基礎控除額= 3,000万円+ (法定相続人の数× 600万円)
B. ボーダーラインの具体的な事例
法定相続人の数が増えるほど、基礎控除額(非課税枠)は大きくなります。
| 法定相続人の数 | 基礎控除額 |
| 1人(例:配偶者のみ) | 3,000万+(1人×600万)=3,600万 |
| 2人(例:配偶者と子1人) |
3,000万+(2人×600万)=4,200万 |
| 3人(例:配偶者と子2人) | 3,000万+(3人×600万)=4,800万 |
| 4人(例:配偶者と子3人) | 3,000万+(4人×600万)=5,400万 |
【結論】
ご自身の遺産総額が、法定相続人の数に応じたこの金額を超えている場合は、相続税がかかる可能性が非常に高いため、対策を始めるべきと言えます。
2. 遺産総額を計算する上での注意点
「遺産」と聞くと、預金や不動産を思い浮かべますが、相続税の計算対象となる財産はそれだけではありません。
A. 死亡保険金・死亡退職金は「みなし相続財産」
生命保険金や死亡退職金は、法律上の相続財産ではありませんが、相続税法上は「みなし相続財産」として課税対象に含まれます。
ただし、これらの財産には個別の非課税枠が設けられています。
非課税限度額 = 法定相続人の数× 500万円
この非課税枠を最大限活用することも、重要な節税対策の一つです。
B. 3年以内の贈与は課税対象
相続開始前3年以内に、亡くなった方から相続人に対して行われた贈与は、相続財産に持ち戻されて相続税の課税対象となります(生前贈与加算)。
相続税対策として生前贈与を行う場合は、この3年ルールを考慮して、できるだけ早く始めることが重要です。
3. 相続税をゼロまたは大幅に減らす「節税の基礎知識」
遺産総額が基礎控除額を超えていても、適切な特例や控除を利用すれば、相続税がゼロになるケースは多くあります。
A. 【最大の特例】配偶者の税額軽減
亡くなった方の配偶者が遺産を相続する場合、最低でも1億6,000万円まで、または法定相続分までは、相続税がかかりません。
この特例のおかげで、配偶者がいる場合の相続では、実際に相続税を納める必要がないケースが多くなっています。
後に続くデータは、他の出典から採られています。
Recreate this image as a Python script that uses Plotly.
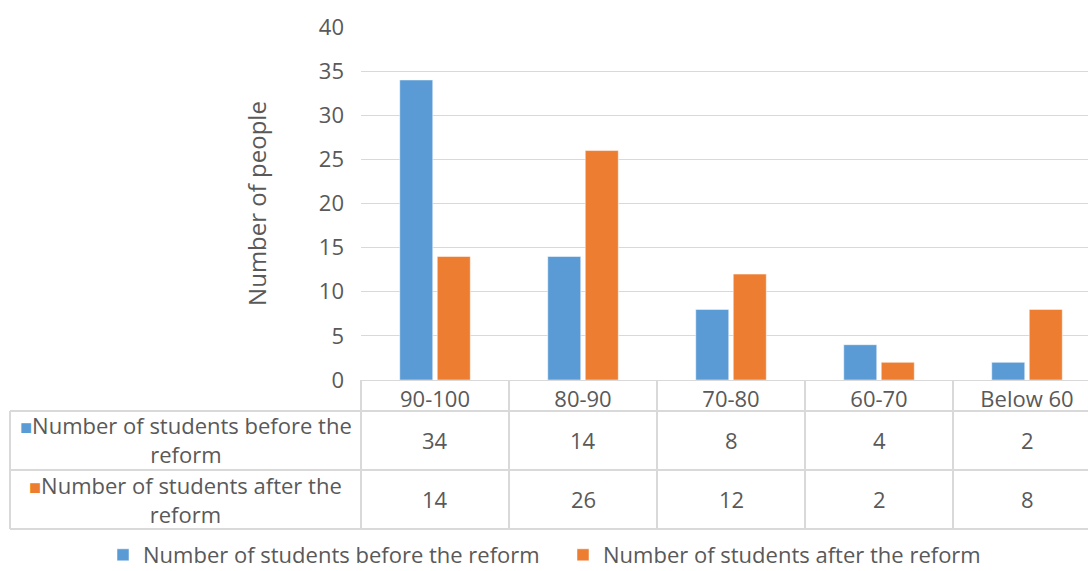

ただし、この特例を利用するためには、相続税の申告手続きが必要です。
B. 自宅の評価額を大幅に減らす「小規模宅地等の特例」
被相続人(亡くなった方)が住んでいた土地(自宅)を、配偶者や同居の親族などが相続する場合、一定の要件を満たせば、その土地の評価額を最大80%減額することができます。
例えば、評価額5,000万円の土地が1,000万円として評価されるため、この特例が適用できるかどうかが、相続税の有無を左右する最大のポイントになります。
C. 生前贈与の活用
相続税対策の基本は、財産を生前に減らしておくことです。
暦年贈与: 年間110万円までの贈与であれば、贈与税がかかりません。前述の3年ルールに注意しつつ、非課税枠を有効活用します。
教育資金の一括贈与特例: 孫などへの教育資金贈与について、最大1,500万円までを非課税とする特例です(期間や要件あり)。
4. まとめ:対策の第一歩は「財産の棚卸し」
相続税がかかるかどうか、まずはご自身の財産をすべて洗い出し、基礎控除額と比較することから始まります。
相続税がかかる見込みがある場合でも、「配偶者の税額軽減」や「小規模宅地等の特例」といった強力な特例・控除を活用すれば、納税額を大きく抑えることが可能です。
ただし、これらの特例を適用するには、遺言書や遺産分割協議書によって、誰がどの財産を相続するかを確定させておく必要があり、適切な手続きを踏まなければ適用を受けられません。
相続対策は、早ければ早いほど選択肢が増え、節税効果も高まります。まずはご自身の財産状況を確認することから始めましょう。